No sound rational reasons for rejecting stocks of secondary companies
When investors rejected the stocks of secondary companies, even though these sold at a relatively low prices, they were expressing a belief or fear that such companies faced a dismal future.
In fact, at least subconsciously, they calculated that ANY price was too high for them because they were heading for extinction - just as in 1999 the companion theory for the "blue chips" was that no price was too high for them because their future possibilities were limitless.
Both of these views were exaggerations and were productive of serious investment errors.
Actually, a typical middle-sized listed company is a large one when compared with the average privately-owned business.

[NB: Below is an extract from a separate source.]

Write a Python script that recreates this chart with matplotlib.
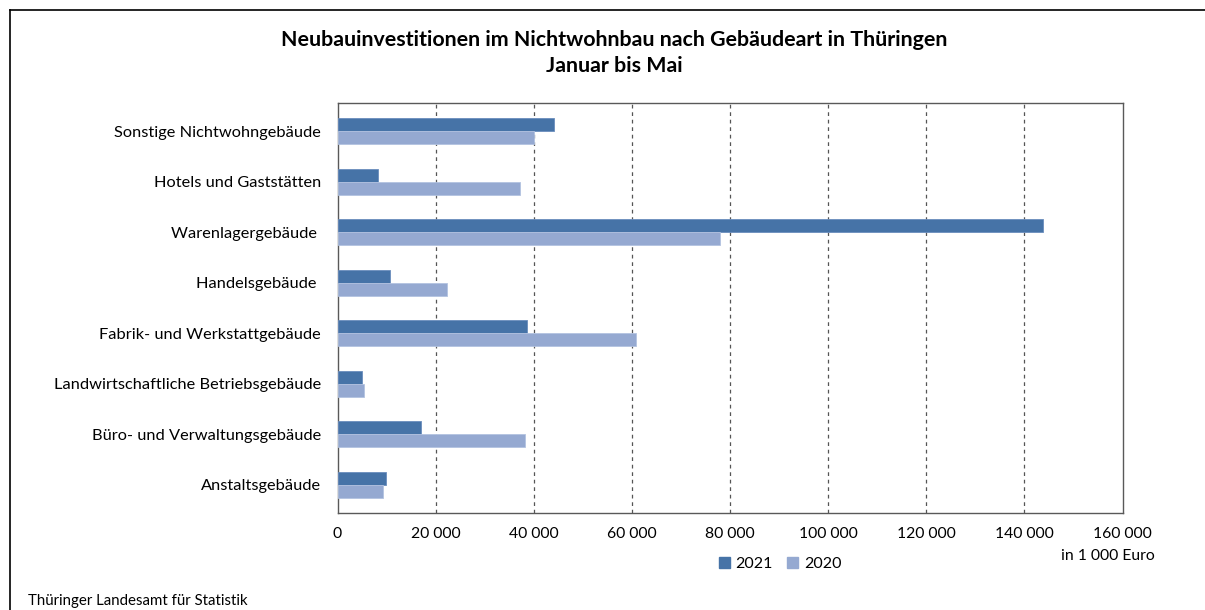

There is no sound reason why such companies should not continue indefinitely in operation, undergoing the vicissitudes characteristic of our economy but earning n the whole a fair return on their invested capital.
The stock market's attitude toward secondary companies create instances of major undervaluation.
The stock market's attitude toward secondary companies tends to be unrealistic and consequently to create in normal times innumerable instances of major undervaluation.
As it happens, the war period and the post-war boom were more beneficial to the smaller concerns than to the larger ones, because then the normal competition for sales was suspended and the former could expand sales and profit margins more spectacularly.
- Thus by 1946 the market's pattern had completely reversed itself.
- Whereas the leading stocks in the Dow-Jones Industrial Average had advanced only 40 percent from the end of 1938 to the 1946 high, Standard & Poor's Index of low-priced stocks had shot up no less than 280 per cent in the same period.
- Speculators and many self-styled investors - with the proverbial short memories of people in the stock market - were eager to buy both old and new issues of unimportant companies at inflated levels.
Thus, the pendulum had swung clear to the opposite extreme.
- The very class of secondary issues which had formerly supplied by far the largest proportion of bargain opportunities was now presenting the greatest number of examples of over-enthusiasm and overvaluation.
- If past experience can be relied upon, the post-war bull market will itself prove to have created an enlarged crop of bargain opportunities.
- For in all probability a large proportion of the new common stock offerings of that period will fall into disfavour, and they will join many secondary companies of older vintage in entering the limbo of chronic undervaluation.